As the Provincial Committees worked independently, there was considerable diversity in the conclusions at which they arrived. The task of codifying these conclusions, and elaborating out of them a general scheme of Emancipation, was entrusted to a special Imperial Commission, composed partly of officials and partly of landed proprietors named by the Emperor.* Those who believed that the question had really been handed over to the Noblesse assumed that this Commission would merely arrange the materials presented by the Provincial Committees, and that the Emancipation Law would thereafter be elaborated by a National Assembly of deputies elected by the nobles. In reality the Commission, working in St. Petersburg under the direct guidance and control of the Government, fulfilled a very different and much more important function. Using the combined projects merely as a storehouse from which it could draw the proposals it desired, it formed a new project of its own, which ultimately received, after undergoing modification in detail, the Imperial assent. Instead of being a mere chancellerie, as many expected, it became in a certain sense the author of the Emancipation Law.

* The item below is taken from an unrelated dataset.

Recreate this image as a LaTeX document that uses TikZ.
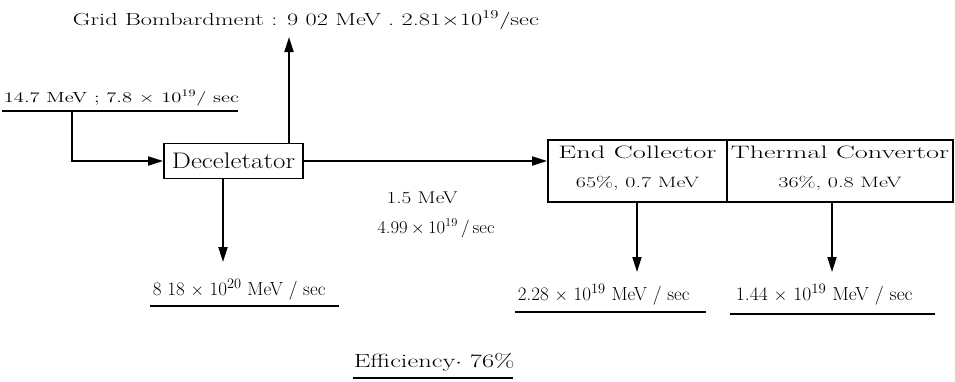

* Known as the Redaktsionnaya
Komissiya, or Elaboration
Commission. Strictly
speaking, there were two, but they are
commonly spoken of as
one.
There was, as we have seen, in nearly all the Provincial Committees a majority and a minority, the former of which strove to defend the interests of the proprietors, whilst the latter paid more attention to theoretical considerations, and endeavoured to secure for the peasantry a large amount of land and Communal self-government. In the Commission there were the same two parties, but their relative strength was very different. Here the men of theory, instead of forming a minority, were more numerous than their opponents, and enjoyed the support of the Government, which regulated the proceedings. In its instructions we see how much the question had ripened under the influence of the theoretical considerations. There is no longer any trace of the idea that the Emancipation should be gradual; on the contrary, it is expressly declared that the immediate effect of the law should be the complete abolition of the proprietor’s authority. There is even evidence of a clear intention of preventing the proprietor as far as possible from exercising any influence over his former serfs. The sharp distinction between the land occupied by the village and the arable land to be ceded in usufruct likewise disappears, and it is merely said that efforts should be made to enable the peasants to become proprietors of the land they required.